By Kathryn Doyle
4:33 PM EDT, September 27, 2013
NEW YORK (Reuters Health) - Kids with same-sex parents are less likely to have private insurance than those with opposite-sex married parents, according to a new study.
But some of those differences go away when states allow same-sex marriage or civil unions, researchers found.
The connection isn't surprising but is important, lead author Gilbert Gonzales, from the University of Minnesota in Minneapolis, said. Evidence links insurance coverage with better general health among children, including fewer deaths, he told Reuters Health.
The study also showed kids with unmarried opposite-sex parents are less likely to be privately insured than those with married opposite-sex parents.

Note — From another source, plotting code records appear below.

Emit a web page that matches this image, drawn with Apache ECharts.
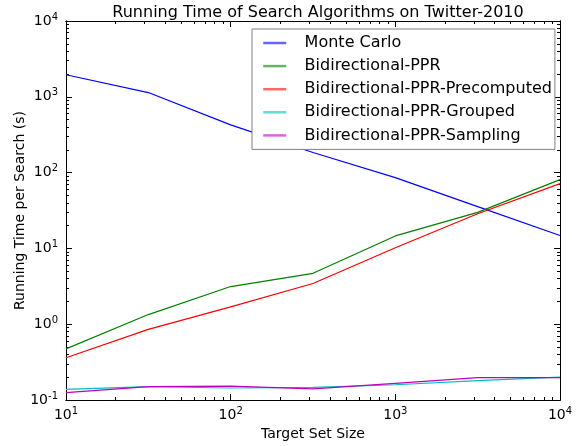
<!DOCTYPE html>
<html>
<head>
<meta charset="utf-8">
<script src="https://cdn.jsdelivr.net/npm/echarts@6/dist/echarts.min.js"></script>
<style>
  html, body { margin: 0; padding: 0; background: #fff; }
  #chart { width: 579px; height: 446px; }
</style>
</head>
<body>
<div id="chart"></div>
<script>
// target set sizes (half decades)
var targetSizes = [10, 31.62, 100, 316.2, 1000, 3162, 10000];

var monteCarlo   = [1955, 1138, 426, 184, 85.7, 35.6, 14.8];
var bidirPPR     = [0.473, 1.34, 3.14, 4.69, 14.6, 29.9, 80.8];
var bidirPrecomp = [0.361, 0.853, 1.69, 3.44, 10.2, 28.7, 71.6];
var bidirGrouped = [0.138, 0.150, 0.144, 0.147, 0.159, 0.180, 0.200];
var bidirSampling = [0.125, 0.150, 0.152, 0.140, 0.166, 0.197, 0.197];

var seriesNames = ['Monte Carlo', 'Bidirectional-PPR', 'Bidirectional-PPR-Precomputed',
                   'Bidirectional-PPR-Grouped', 'Bidirectional-PPR-Sampling'];
var seriesColors = ['#0000ff', '#008000', '#ff0000', '#00bfbf', '#bf00bf'];
var seriesValues = [monteCarlo, bidirPPR, bidirPrecomp, bidirGrouped, bidirSampling];

var xMajor = [10, 100, 1000, 10000];
var yMajor = [0.1, 1, 10, 100, 1000, 10000];

// minor ticks at 2..9 of each decade
function minorTicks(lo, hi) {
    var out = [];
    for (var d = lo; d < hi; d *= 10) {
        for (var k = 2; k < 10; k++) out.push(+(d * k).toPrecision(6));
    }
    return out;
}
var xMinor = minorTicks(10, 10000);
var yMinor = minorTicks(0.1, 10000);

var font = 'DejaVu Sans';

var powLabel = function(v) {
    var e = Math.round(Math.log10(v));
    return '{b|10}{s|' + e + '}';
};
var labelRich = {
    b: { fontFamily: font, fontSize: 14, color: '#000' },
    s: { fontFamily: font, fontSize: 10, color: '#000', padding: [0, 0, 8, 0] }
};

var chart = echarts.init(document.getElementById('chart'));

function xAxisDef(pos, vals, len, showLabel) {
    return {
        type: 'log', logBase: 10, min: 10, max: 10000, position: pos,
        axisLine: { show: true, lineStyle: { color: '#000', width: 1 } },
        axisTick: { show: true, inside: true, length: len, customValues: vals,
                    lineStyle: { color: '#000', width: 1 } },
        axisLabel: showLabel ? { show: true, customValues: xMajor, margin: 6,
                                 formatter: powLabel, rich: labelRich } : { show: false },
        splitLine: { show: false },
        minorTick: { show: false }
    };
}
function yAxisDef(pos, vals, len, showLabel) {
    return {
        type: 'log', logBase: 10, min: 0.1, max: 10000, position: pos,
        axisLine: { show: true, lineStyle: { color: '#000', width: 1 } },
        axisTick: { show: true, inside: true, length: len, customValues: vals,
                    lineStyle: { color: '#000', width: 1 } },
        axisLabel: showLabel ? { show: true, customValues: yMajor, margin: 8,
                                 formatter: powLabel, rich: labelRich } : { show: false },
        splitLine: { show: false },
        minorTick: { show: false }
    };
}

var xAxes = [
    xAxisDef('bottom', xMajor, 6, true),
    xAxisDef('bottom', xMinor, 3, false),
    xAxisDef('top', xMajor, 6, false),
    xAxisDef('top', xMinor, 3, false)
];
xAxes[0].name = 'Target Set Size';
xAxes[0].nameLocation = 'middle';
xAxes[0].nameGap = 27;
xAxes[0].nameMoveOverlap = false;
xAxes[0].nameTextStyle = { fontFamily: font, fontSize: 14, color: '#000' };

var yAxes = [
    yAxisDef('left', yMajor, 6, true),
    yAxisDef('left', yMinor, 3, false),
    yAxisDef('right', yMajor, 6, false),
    yAxisDef('right', yMinor, 3, false)
];
yAxes[0].name = 'Running Time per Search (s)';
yAxes[0].nameLocation = 'middle';
yAxes[0].nameGap = 39;
yAxes[0].nameMoveOverlap = false;
yAxes[0].nameTextStyle = { fontFamily: font, fontSize: 14, color: '#000' };

var series = seriesNames.map(function(name, i) {
    return {
        name: name,
        type: 'line',
        xAxisIndex: 0,
        yAxisIndex: 0,
        symbol: 'none',
        animation: false,
        itemStyle: { color: seriesColors[i] },
        lineStyle: { color: seriesColors[i], width: 1.2 },
        data: targetSizes.map(function(x, j) { return [x, seriesValues[i][j]]; })
    };
});

var option = {
    animation: false,
    backgroundColor: '#fff',
    title: {
        text: 'Running Time of Search Algorithms on Twitter-2010',
        left: 313, top: 0, textAlign: 'center',
        textStyle: { fontFamily: font, fontSize: 16, fontWeight: 'normal', color: '#000' }
    },
    grid: { left: 66, right: 19, top: 21, bottom: 42, containLabel: false },
    legend: {
        show: true,
        orient: 'vertical',
        left: 252, top: 29,
        padding: [6, 3, 6, 10],
        itemWidth: 23, itemHeight: 16, itemGap: 7.1,
        borderColor: '#808080', borderWidth: 1, backgroundColor: '#fff',
        itemStyle: { opacity: 0 },
        lineStyle: { width: 2.5, opacity: 0.6 },
        textStyle: { fontFamily: font, fontSize: 16, color: '#000' },
        formatter: function(name) { return '  \u2009' + name; },
        data: seriesNames
    },
    xAxis: xAxes,
    yAxis: yAxes,
    series: series
};
chart.setOption(option);
</script>
</body>
</html>
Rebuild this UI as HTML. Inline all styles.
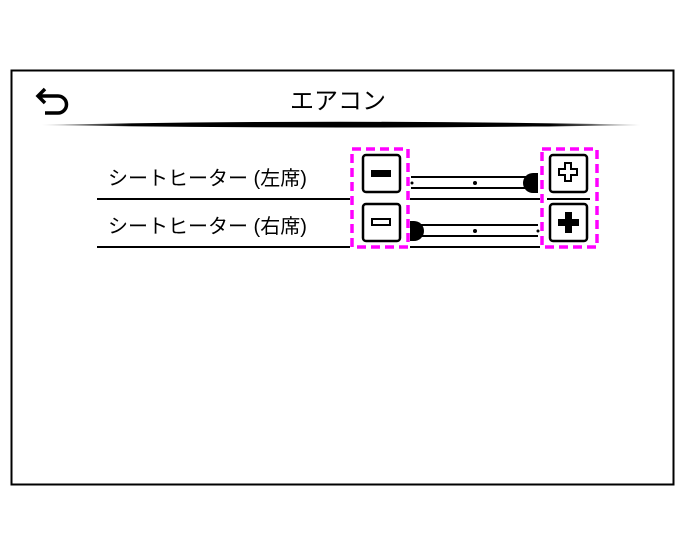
<!DOCTYPE html>
<html><head><meta charset="utf-8"><style>
html,body{margin:0;padding:0;background:#fff;width:685px;height:555px;overflow:hidden}
</style></head><body>
<svg width="685" height="555" viewBox="0 0 685 555" xmlns="http://www.w3.org/2000/svg">
<defs><linearGradient id="g" x1="0" x2="1" y1="0" y2="0">
<stop offset="0" stop-color="#000" stop-opacity="0.2"/><stop offset="0.15" stop-color="#000"/><stop offset="0.85" stop-color="#000"/><stop offset="1" stop-color="#000" stop-opacity="0.2"/></linearGradient></defs>
<rect x="11.5" y="70.5" width="662" height="414" fill="none" stroke="#000" stroke-width="2"/>
<path d="M58 96 H38 M45 89 L38 96 L45 103 M38 96 H58 A8.5 8.5 0 0 1 58 113 H45" fill="none" stroke="#000" stroke-width="3.5" stroke-linejoin="miter"/>
<text x="338" y="109" font-family="Liberation Sans, Noto Sans CJK JP, sans-serif" font-size="24" text-anchor="middle">エアコン</text>
<path d="M42 125 Q340 118.5 640 125 Q340 130 42 125 Z" fill="url(#g)"/>
<g font-family="Liberation Sans, Noto Sans CJK JP, sans-serif" font-size="20">
<text x="108" y="185">シートヒーター (左席)</text>
<text x="108" y="233">シートヒーター (右席)</text></g>
<g stroke="#000" stroke-width="2" fill="none">
<line x1="97" y1="199" x2="350" y2="199"/><line x1="97" y1="247" x2="350" y2="247"/>
<line x1="410" y1="199" x2="540" y2="199"/><line x1="410" y1="247" x2="540" y2="247"/>
<line x1="547" y1="199" x2="590" y2="199"/>
<line x1="411" y1="177" x2="530" y2="177"/><line x1="411" y1="188" x2="530" y2="188"/>
<line x1="420" y1="225" x2="538" y2="225"/><line x1="420" y1="236" x2="538" y2="236"/>
<rect x="363" y="155" width="37" height="37" rx="3" stroke-width="2.5"/>
<rect x="363" y="204" width="37" height="37" rx="3" stroke-width="2.5"/>
<rect x="550" y="155" width="37" height="37" rx="3" stroke-width="2.5"/>
<rect x="550" y="204" width="37" height="37" rx="3" stroke-width="2.5"/>
</g>
<rect x="371" y="170" width="20" height="7" fill="#000"/>
<rect x="372" y="219" width="18" height="6" fill="#fff" stroke="#000" stroke-width="2"/>
<path d="M565 163 h6 v6 h6 v6 h-6 v6 h-6 v-6 h-6 v-6 h6 z" fill="#fff" stroke="#000" stroke-width="2"/>
<path d="M565 212 h7 v7 h7 v7 h-7 v7 h-7 v-7 h-7 v-7 h7 z" fill="#000"/>
<path d="M538 173 V193 H533 A10 10 0 0 1 533 173 Z" fill="#000"/>
<path d="M410 221 V241 H414 A10 10 0 0 0 414 221 Z" fill="#000"/>
<g fill="#000"><circle cx="412" cy="183" r="1.5"/><circle cx="475" cy="183" r="2"/><circle cx="475" cy="231" r="2"/><circle cx="538" cy="231" r="1.5"/></g>
<g fill="none" stroke="#f0f" stroke-width="3.5" stroke-dasharray="9,5">
<rect x="352" y="149" width="56" height="98"/>
<rect x="542" y="149" width="55" height="98"/></g>
</svg>
</body></html>
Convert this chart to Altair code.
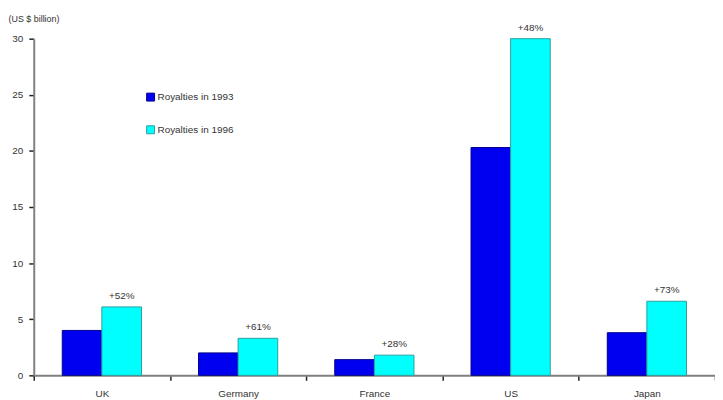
import altair as alt
import pandas as pd

countries = ["UK", "Germany", "France", "US", "Japan"]
royalties_1993 = [4.0, 2.0, 1.4, 20.3, 3.8]
royalties_1996 = [6.1, 3.3, 1.8, 30.0, 6.6]
growth_labels = ["+52%", "+61%", "+28%", "+48%", "+73%"]
series = ["Royalties in 1993", "Royalties in 1996"]

rows = []
for c, a, b, g in zip(countries, royalties_1993, royalties_1996, growth_labels):
    rows.append({"country": c, "series": series[0], "value": a, "label": ""})
    rows.append({"country": c, "series": series[1], "value": b, "label": g})
df = pd.DataFrame(rows)

FONT = "Liberation Sans"

x = alt.X("country:N", sort=countries,
          scale=alt.Scale(paddingInner=0, paddingOuter=0),
          axis=alt.Axis(title=None, labelAngle=0, tickBand="extent", labelFont=FONT,
                        labelFontSize=10, labelColor="#333333", labelPadding=8,
                        domainColor="#808080", domainWidth=2, tickColor="#222222",
                        tickSize=5, tickWidth=1.5))
xo = alt.XOffset("series:N", sort=series,
                 scale=alt.Scale(paddingInner=0, paddingOuter=0.72))
y = alt.Y("value:Q", scale=alt.Scale(domain=[0, 30], nice=False),
          axis=alt.Axis(values=[0, 5, 10, 15, 20, 25, 30], grid=False,
                        title="(US $ billion)", titleAngle=0, titleX=-26, titleY=-20,
                        titleAlign="left", titleBaseline="middle", titleFont=FONT,
                        titleFontSize=9, titleFontWeight="normal", titleColor="#333333",
                        labelFont=FONT, labelFontSize=10, labelColor="#333333",
                        labelPadding=6, domainColor="#808080", domainWidth=2,
                        tickColor="#222222", tickSize=5, tickWidth=1.5))

bars = alt.Chart(df).mark_bar(strokeWidth=1).encode(
    x=x, xOffset=xo, y=y,
    color=alt.Color("series:N", sort=series,
                    scale=alt.Scale(domain=series, range=["#0000F0", "#00FFFF"]),
                    legend=alt.Legend(title=None, orient="none", legendX=113, legendY=54,
                                      symbolType="square", symbolSize=64,
                                      symbolStrokeWidth=1, labelFont=FONT,
                                      labelFontSize=10, labelColor="#333333",
                                      rowPadding=21, labelOffset=2)),
    stroke=alt.Stroke("series:N", sort=series,
                      scale=alt.Scale(domain=series, range=["#00008B", "#2E9E9E"]),
                      legend=None),
)

texts = alt.Chart(df).mark_text(dy=-6, font=FONT, fontSize=10, color="#333333",
                                baseline="bottom").encode(
    x=x, xOffset=xo, y=y, text="label:N"
)

chart = alt.layer(bars, texts).properties(
    width=688, height=340,
    autosize=alt.AutoSizeParams(type="none"),
    padding={"left": 26, "top": 29, "right": 0, "bottom": 30},
).configure_view(stroke=None)

chart.save("out.html", embed_options={"renderer": "svg", "actions": False})
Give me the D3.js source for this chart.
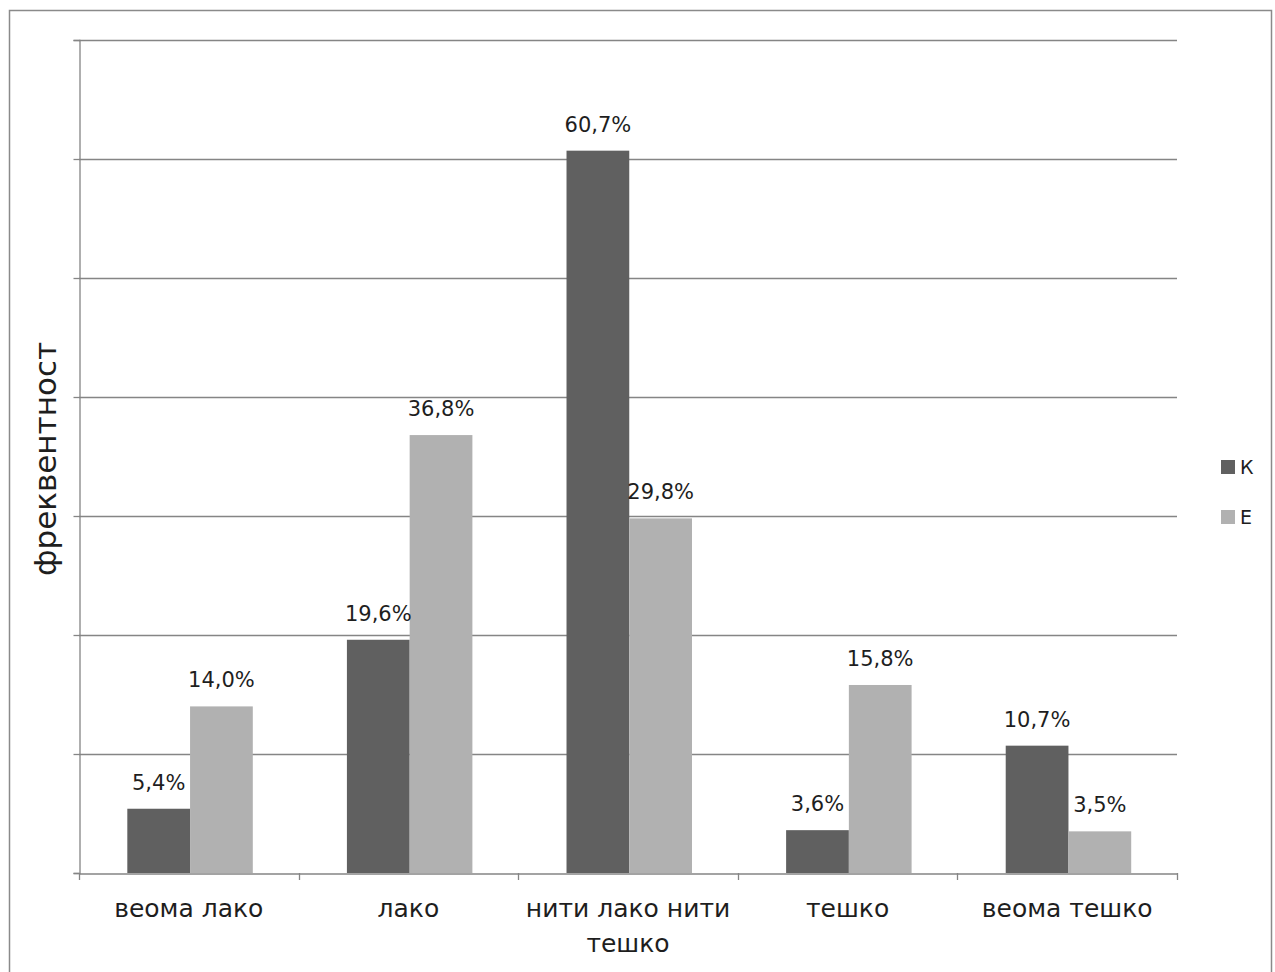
<!DOCTYPE html>
<html>
<head>
<meta charset="utf-8">
<script src="https://cdn.jsdelivr.net/npm/d3@7"></script>
<style>
  html, body { margin: 0; padding: 0; background: #fff; }
  svg { display: block; }
  text { font-family: "DejaVu Sans", Verdana, sans-serif; fill: #1e1e1e; }
</style>
</head>
<body>
<svg id="chart" width="1275" height="972"></svg>
<script>
// Survey answers: how easy/difficult, two respondent groups
const categories = ["веома лако", "лако", "нити лако нити тешко", "тешко", "веома тешко"];
const seriesNames = ["К", "Е"];
const valuesK = [5.4, 19.6, 60.7, 3.6, 10.7];
const valuesE = [14.0, 36.8, 29.8, 15.8, 3.5];
const yTicks = [0, 10, 20, 30, 40, 50, 60, 70];
const yTitle = "фреквентност";

const colors = { "К": "#606060", "Е": "#b1b1b1" };

const svg = d3.select("#chart");

// outer frame
svg.append("rect")
  .attr("x", 9.5).attr("y", 10.5)
  .attr("width", 1262).attr("height", 1000)
  .attr("fill", "none").attr("stroke", "#8a8a8a").attr("stroke-width", 1.5);

const plot = { left: 79, right: 1177, top: 40, bottom: 873 };

const x = d3.scaleBand().domain(categories).range([plot.left, plot.right]);
const inner = x.bandwidth() / 3.5; // 150% gap between clusters
const xs = d3.scaleBand().domain(seriesNames)
  .range([0.77 * inner, 2.77 * inner]);
const y = d3.scaleLinear().domain([0, 70]).range([plot.bottom, plot.top]);

// horizontal gridlines
svg.append("g").selectAll("line").data(yTicks.filter(d => d > 0)).join("line")
  .attr("x1", plot.left).attr("x2", plot.right)
  .attr("y1", d => Math.round(y(d)) + 0.5).attr("y2", d => Math.round(y(d)) + 0.5)
  .attr("stroke", "#858585").attr("stroke-width", 1.3);

// y axis with ticks, no labels
const yAxis = svg.append("g")
  .attr("transform", `translate(${plot.left + 0.5},0)`)
  .call(d3.axisLeft(y).tickValues(yTicks).tickSize(6).tickFormat(""));
yAxis.selectAll("line, path").attr("stroke", "#858585").attr("stroke-width", 1.3);

const series = seriesNames.map((name, i) => ({
  name,
  values: (i === 0 ? valuesK : valuesE)
}));

// bars
const gBars = svg.append("g");
series.forEach(s => {
  gBars.selectAll(null).data(categories).join("rect")
    .attr("x", (c) => x(c) + xs(s.name))
    .attr("width", xs.bandwidth())
    .attr("y", (c, i) => y(s.values[i]))
    .attr("height", (c, i) => y(0) - y(s.values[i]))
    .attr("fill", colors[s.name]);
});

// value labels
const fmt = v => d3.format(".1f")(v).replace(".", ",") + "%";
series.forEach(s => {
  svg.append("g").selectAll("text").data(categories).join("text")
    .attr("x", (c) => x(c) + xs(s.name) + xs.bandwidth() / 2)
    .attr("y", (c, i) => y(s.values[i]) - 19)
    .attr("text-anchor", "middle")
    .attr("font-size", 21)
    .text((c, i) => fmt(s.values[i]));
});

// x axis
const xAxis = svg.append("g")
  .attr("transform", `translate(0,${plot.bottom + 0.5})`)
  .call(d3.axisBottom(x).tickSize(0).tickFormat(""));
xAxis.select("path").attr("stroke", "#858585").attr("stroke-width", 1.3);
// category boundary ticks
svg.append("g").selectAll("line")
  .data(categories.map(c => x(c)).concat([plot.right]))
  .join("line")
  .attr("x1", d => Math.round(d) + 0.5).attr("x2", d => Math.round(d) + 0.5)
  .attr("y1", plot.bottom).attr("y2", plot.bottom + 7)
  .attr("stroke", "#858585").attr("stroke-width", 1.3);

// category labels (wrapped to fit band)
const lines = { "нити лако нити тешко": ["нити лако нити", "тешко"] };
svg.append("g").selectAll("text").data(categories).join("text")
  .attr("x", c => x(c) + x.bandwidth() / 2)
  .attr("y", 917)
  .attr("text-anchor", "middle")
  .attr("font-size", 25)
  .each(function (c) {
    const parts = lines[c] || [c];
    d3.select(this).selectAll("tspan").data(parts).join("tspan")
      .attr("x", x(c) + x.bandwidth() / 2)
      .attr("dy", (d, i) => i === 0 ? 0 : 35)
      .text(d => d);
  });

// y axis title
svg.append("text")
  .attr("transform", "translate(56,459) rotate(-90)")
  .attr("text-anchor", "middle")
  .attr("font-size", 31)
  .text(yTitle);

// legend
const legend = svg.append("g");
seriesNames.forEach((name, i) => {
  const ly = 460 + i * 50;
  legend.append("rect")
    .attr("x", 1221).attr("y", ly).attr("width", 14).attr("height", 14)
    .attr("fill", colors[name]);
  legend.append("text")
    .attr("x", 1240).attr("y", ly + 14)
    .attr("font-size", 19)
    .text(name);
});
</script>
</body>
</html>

Gonzales and his coauthor Lynn Blewett looked at data from the nationwide American Community Survey collected between 2008 and 2010. The survey included roughly 5,000 children and teenagers with same-sex parents, 1.4 million with married opposite-sex parents and 100,000 with unmarried opposite-sex parents.
The researchers found 78 percent of children with married opposite-sex parents had private health insurance, whereas 63 percent of children with dual fathers and 68 percent of those with dual mothers were covered by similar plans.
"A 10-percent difference is large enough to raise some concerns, especially when health insurance is important to children's access to preventive and medical care," Gonzales said.
The difference was smallest in states where same-sex marriage and second-parent adoptions are legal, like California, Massachusetts and Vermont.
Children of dual mothers were just as likely to have private insurance in those states as kids of opposite-sex married parents, although for dual fathers there was still a notable disparity.
"Private insurance is mostly insurance from their parents' employers, and most Americans are covered by private employer-based coverage," Ninez Ponce of the department of health policy and management at the UCLA Fielding School of Public Health in Los Angeles, said.
"If there is a gap in private insurance, then this means that there may be eligibility rules, or tax incentives at play that differentially advantage the children of opposite-sex couples from same-sex couples," Ponce, who was not involved in the study, told Reuters Health.
About 60 percent of U.S. children are covered by private insurance and 30 percent by public insurance like Medicaid or the Children's Health Insurance Program (CHIP), according to the State Health Access Data Assistance Center.
The new results appear in Pediatrics. The journal is published by the American Academy of Pediatrics, which endorsed same-sex marriage in March.
Christopher Carpenter, a professor of economics at Vanderbilt University in Nashville, Tennessee, called the study "critically important." That's because it is the first look at coverage disparities for children, not adults, in same-sex families.
He said the proportion of gay and lesbian couples with children will only be increasing in the future.
Therefore, "this study is fundamentally important for documenting the first evidence that children in these households face lower health insurance coverage rates - which could translate to reduced access to care and poorer health," Carpenter told Reuters Health in an email.
The findings help make the case that same-sex marriage could improve overall well-being for gay and lesbian households, he added.
More and more families of all kinds will likely get private insurance in the next few years under the Affordable Care Act, Gonzales said.
"More middle-class and working families will find themselves receiving subsidies and enrolling in private health insurance through the online marketplaces," he said.
"In addition, the Supreme Court's striking down of the Defense of Marriage Act (DOMA) this past summer will make it easier for gay and lesbian workers to add partners and their children to employer health plans."